> Recorded information:
● ● ● ● ● ● ●
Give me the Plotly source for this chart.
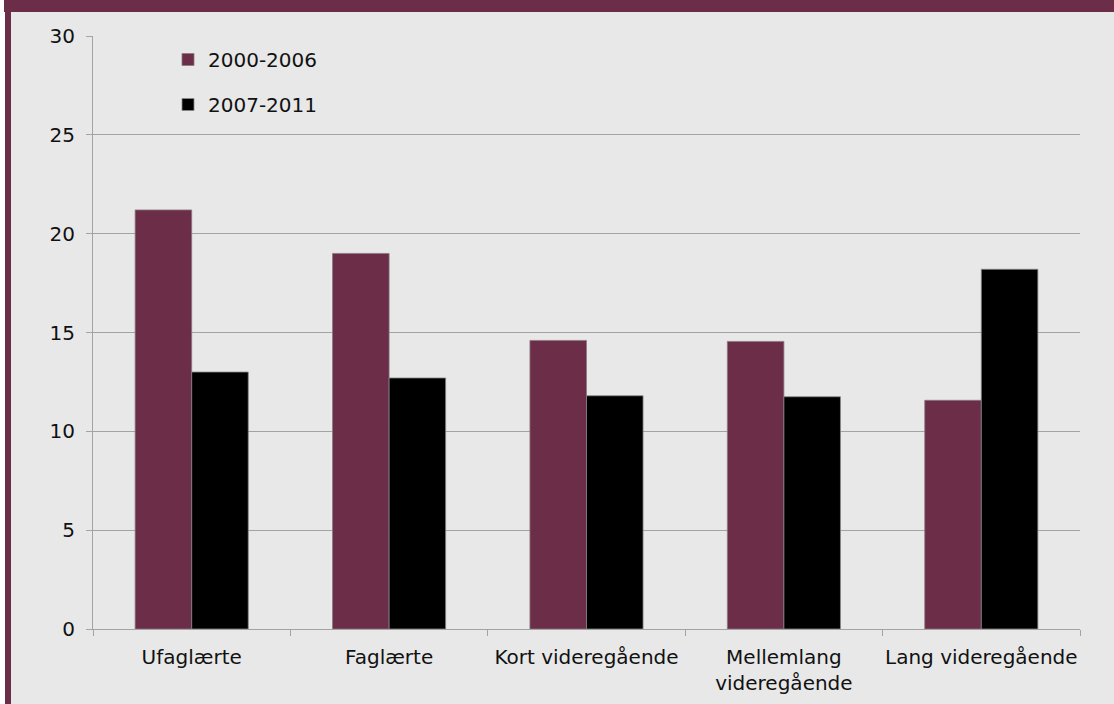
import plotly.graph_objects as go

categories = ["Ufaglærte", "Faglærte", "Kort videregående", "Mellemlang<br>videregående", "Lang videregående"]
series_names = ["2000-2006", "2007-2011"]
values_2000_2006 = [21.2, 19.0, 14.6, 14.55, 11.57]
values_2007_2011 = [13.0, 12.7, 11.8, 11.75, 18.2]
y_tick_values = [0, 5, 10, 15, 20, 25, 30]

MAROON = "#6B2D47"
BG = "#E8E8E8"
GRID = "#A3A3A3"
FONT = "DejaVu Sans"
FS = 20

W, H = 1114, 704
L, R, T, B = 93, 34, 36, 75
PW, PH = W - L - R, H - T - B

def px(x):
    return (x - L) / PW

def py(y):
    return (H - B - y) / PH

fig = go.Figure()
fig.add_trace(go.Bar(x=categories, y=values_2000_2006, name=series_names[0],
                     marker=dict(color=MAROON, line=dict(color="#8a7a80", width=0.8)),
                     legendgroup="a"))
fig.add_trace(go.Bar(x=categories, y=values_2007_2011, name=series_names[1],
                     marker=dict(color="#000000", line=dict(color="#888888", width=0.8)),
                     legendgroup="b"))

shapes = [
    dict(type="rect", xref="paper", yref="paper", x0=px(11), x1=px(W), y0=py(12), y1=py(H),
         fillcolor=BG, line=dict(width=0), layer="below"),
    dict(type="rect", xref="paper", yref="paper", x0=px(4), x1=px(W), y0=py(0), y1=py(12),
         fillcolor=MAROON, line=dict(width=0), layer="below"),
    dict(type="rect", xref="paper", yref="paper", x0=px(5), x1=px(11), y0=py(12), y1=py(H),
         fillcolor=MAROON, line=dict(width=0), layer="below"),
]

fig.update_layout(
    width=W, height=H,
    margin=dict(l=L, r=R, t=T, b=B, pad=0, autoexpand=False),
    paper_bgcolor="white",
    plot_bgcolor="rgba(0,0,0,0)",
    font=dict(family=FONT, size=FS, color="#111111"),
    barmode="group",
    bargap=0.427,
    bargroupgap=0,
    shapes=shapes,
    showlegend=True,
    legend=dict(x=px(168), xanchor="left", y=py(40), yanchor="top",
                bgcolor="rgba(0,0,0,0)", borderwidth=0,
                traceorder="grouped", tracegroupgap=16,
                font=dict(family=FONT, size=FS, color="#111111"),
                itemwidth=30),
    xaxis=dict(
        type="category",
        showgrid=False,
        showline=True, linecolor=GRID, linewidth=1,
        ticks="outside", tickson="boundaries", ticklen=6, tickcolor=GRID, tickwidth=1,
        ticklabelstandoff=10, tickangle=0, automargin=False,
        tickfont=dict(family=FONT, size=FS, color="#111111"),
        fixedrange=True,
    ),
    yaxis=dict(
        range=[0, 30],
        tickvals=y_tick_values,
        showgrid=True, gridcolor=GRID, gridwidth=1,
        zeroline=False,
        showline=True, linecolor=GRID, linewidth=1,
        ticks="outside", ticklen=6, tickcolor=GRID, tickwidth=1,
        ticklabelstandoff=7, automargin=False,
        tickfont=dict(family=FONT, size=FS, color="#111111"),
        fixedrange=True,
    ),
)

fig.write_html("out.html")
● ● ● ● ● ● ●
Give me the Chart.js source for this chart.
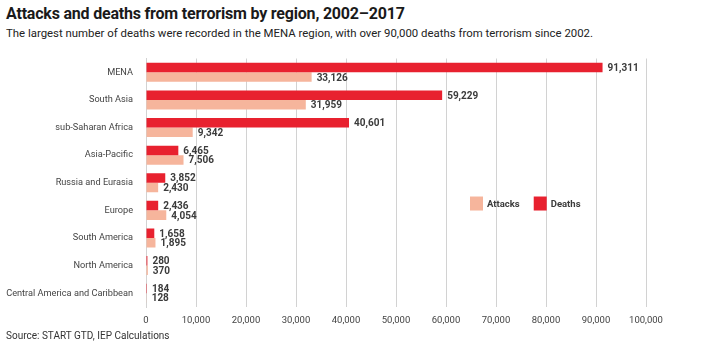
● ● ● ● ● ● ●
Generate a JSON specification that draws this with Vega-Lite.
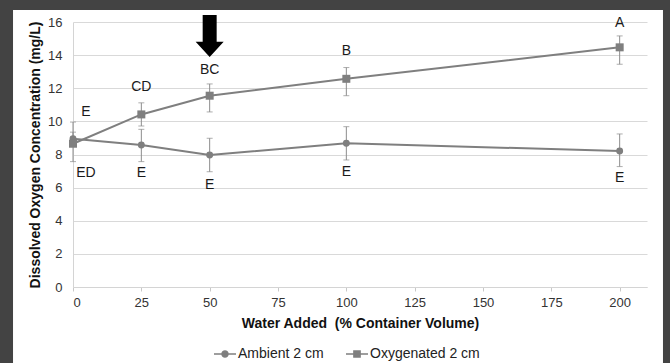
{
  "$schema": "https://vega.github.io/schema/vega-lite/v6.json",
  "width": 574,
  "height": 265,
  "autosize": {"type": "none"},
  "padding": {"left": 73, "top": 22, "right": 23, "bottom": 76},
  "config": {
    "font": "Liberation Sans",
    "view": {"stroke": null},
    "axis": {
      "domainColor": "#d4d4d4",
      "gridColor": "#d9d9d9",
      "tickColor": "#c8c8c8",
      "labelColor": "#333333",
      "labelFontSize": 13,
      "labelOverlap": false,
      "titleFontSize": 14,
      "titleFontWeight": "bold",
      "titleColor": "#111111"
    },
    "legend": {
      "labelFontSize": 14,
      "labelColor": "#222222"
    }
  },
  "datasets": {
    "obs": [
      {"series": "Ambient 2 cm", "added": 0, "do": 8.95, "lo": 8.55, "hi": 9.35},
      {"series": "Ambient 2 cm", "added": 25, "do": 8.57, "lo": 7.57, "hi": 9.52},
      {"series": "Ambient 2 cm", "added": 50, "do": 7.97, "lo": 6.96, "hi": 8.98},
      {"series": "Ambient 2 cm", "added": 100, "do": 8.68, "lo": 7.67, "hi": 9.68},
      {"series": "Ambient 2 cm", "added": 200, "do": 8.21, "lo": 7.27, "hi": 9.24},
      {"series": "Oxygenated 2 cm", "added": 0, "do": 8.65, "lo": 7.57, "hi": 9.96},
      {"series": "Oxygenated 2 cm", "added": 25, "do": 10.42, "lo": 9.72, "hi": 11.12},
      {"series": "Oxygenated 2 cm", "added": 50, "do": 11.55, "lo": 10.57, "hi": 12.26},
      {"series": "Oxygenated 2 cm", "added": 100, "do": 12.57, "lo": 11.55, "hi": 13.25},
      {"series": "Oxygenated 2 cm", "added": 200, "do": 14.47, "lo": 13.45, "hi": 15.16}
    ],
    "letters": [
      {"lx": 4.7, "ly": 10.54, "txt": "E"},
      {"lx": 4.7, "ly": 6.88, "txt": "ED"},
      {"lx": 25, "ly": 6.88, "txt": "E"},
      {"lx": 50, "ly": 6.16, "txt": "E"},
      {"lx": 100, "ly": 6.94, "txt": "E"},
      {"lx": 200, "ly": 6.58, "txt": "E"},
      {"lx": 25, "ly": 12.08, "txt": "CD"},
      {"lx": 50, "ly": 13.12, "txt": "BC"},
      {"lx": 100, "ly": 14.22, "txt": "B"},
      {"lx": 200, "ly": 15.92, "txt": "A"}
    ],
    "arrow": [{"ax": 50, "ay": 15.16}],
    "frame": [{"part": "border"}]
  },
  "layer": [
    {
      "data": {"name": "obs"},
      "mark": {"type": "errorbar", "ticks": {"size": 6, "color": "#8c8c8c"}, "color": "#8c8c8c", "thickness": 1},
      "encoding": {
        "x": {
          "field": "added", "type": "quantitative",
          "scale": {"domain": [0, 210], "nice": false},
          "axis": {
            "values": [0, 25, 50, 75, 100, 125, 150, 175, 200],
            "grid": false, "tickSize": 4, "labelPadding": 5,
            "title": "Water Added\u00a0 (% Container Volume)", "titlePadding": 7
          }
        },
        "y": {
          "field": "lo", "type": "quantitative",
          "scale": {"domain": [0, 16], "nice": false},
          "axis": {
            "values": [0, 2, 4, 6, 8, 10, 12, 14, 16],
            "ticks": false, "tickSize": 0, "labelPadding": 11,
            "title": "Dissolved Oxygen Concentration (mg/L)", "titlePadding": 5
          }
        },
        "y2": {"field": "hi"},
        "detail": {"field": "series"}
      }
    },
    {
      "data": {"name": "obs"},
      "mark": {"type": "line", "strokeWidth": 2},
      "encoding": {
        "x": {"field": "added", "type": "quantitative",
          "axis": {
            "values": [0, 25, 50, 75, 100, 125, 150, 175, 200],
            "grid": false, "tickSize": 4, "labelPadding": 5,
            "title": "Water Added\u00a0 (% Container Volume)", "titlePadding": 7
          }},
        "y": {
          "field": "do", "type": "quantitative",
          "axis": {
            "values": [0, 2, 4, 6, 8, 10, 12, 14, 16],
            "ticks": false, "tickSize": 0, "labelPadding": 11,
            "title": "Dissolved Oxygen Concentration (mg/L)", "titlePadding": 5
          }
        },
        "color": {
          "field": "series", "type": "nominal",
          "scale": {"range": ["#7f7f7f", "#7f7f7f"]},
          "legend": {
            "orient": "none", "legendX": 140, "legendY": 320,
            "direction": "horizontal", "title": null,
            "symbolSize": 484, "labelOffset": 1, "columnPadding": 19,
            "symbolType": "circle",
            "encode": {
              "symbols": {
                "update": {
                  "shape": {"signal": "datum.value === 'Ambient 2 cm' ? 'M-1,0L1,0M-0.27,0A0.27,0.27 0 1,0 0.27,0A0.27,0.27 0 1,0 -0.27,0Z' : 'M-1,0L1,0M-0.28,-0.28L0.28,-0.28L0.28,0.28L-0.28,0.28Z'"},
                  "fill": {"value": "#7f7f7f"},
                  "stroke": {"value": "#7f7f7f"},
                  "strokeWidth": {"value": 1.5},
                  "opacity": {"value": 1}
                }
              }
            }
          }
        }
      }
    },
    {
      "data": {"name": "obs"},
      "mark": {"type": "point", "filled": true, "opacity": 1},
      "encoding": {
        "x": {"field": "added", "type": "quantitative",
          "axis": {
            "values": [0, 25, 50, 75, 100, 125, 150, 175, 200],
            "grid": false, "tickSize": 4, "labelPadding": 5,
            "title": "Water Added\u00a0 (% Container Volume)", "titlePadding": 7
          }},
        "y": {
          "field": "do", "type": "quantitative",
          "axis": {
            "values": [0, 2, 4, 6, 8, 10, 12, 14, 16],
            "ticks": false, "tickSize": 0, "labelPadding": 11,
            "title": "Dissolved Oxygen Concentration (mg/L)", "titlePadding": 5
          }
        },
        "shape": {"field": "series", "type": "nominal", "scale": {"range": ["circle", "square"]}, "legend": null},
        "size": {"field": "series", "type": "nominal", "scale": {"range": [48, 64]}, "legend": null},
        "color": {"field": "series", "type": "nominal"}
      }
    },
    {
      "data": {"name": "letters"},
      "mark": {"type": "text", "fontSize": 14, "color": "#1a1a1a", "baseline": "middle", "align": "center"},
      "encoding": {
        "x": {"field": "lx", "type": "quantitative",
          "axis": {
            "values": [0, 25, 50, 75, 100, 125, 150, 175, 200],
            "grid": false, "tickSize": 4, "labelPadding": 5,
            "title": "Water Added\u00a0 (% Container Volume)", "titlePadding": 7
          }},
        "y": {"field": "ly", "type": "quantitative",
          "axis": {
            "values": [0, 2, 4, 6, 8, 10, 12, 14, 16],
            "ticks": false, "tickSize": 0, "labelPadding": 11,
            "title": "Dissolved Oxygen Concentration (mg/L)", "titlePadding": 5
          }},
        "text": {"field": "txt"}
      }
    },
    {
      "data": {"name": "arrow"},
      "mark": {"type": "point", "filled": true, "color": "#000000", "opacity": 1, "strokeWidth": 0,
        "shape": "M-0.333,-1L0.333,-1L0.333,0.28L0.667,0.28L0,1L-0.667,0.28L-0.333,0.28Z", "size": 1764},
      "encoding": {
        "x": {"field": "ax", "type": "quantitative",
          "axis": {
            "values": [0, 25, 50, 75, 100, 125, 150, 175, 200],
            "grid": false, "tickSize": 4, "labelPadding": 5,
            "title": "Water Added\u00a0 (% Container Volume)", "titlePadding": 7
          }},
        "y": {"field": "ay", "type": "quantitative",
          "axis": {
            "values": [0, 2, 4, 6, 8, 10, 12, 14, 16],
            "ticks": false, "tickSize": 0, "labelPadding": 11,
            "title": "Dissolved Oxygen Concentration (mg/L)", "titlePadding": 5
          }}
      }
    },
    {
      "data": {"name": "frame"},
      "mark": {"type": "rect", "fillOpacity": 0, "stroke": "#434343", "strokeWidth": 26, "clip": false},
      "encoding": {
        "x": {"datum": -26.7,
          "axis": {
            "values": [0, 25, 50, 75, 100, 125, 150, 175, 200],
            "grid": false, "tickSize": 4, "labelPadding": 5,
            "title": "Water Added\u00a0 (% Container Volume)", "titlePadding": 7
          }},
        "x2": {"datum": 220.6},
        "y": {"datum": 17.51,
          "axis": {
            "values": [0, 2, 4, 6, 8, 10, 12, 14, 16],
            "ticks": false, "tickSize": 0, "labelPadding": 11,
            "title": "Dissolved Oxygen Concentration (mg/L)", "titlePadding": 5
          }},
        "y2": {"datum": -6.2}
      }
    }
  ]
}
● ● ● ● ● ● ●
Reply with one number only: how many lines of the listing hold "chart"?

2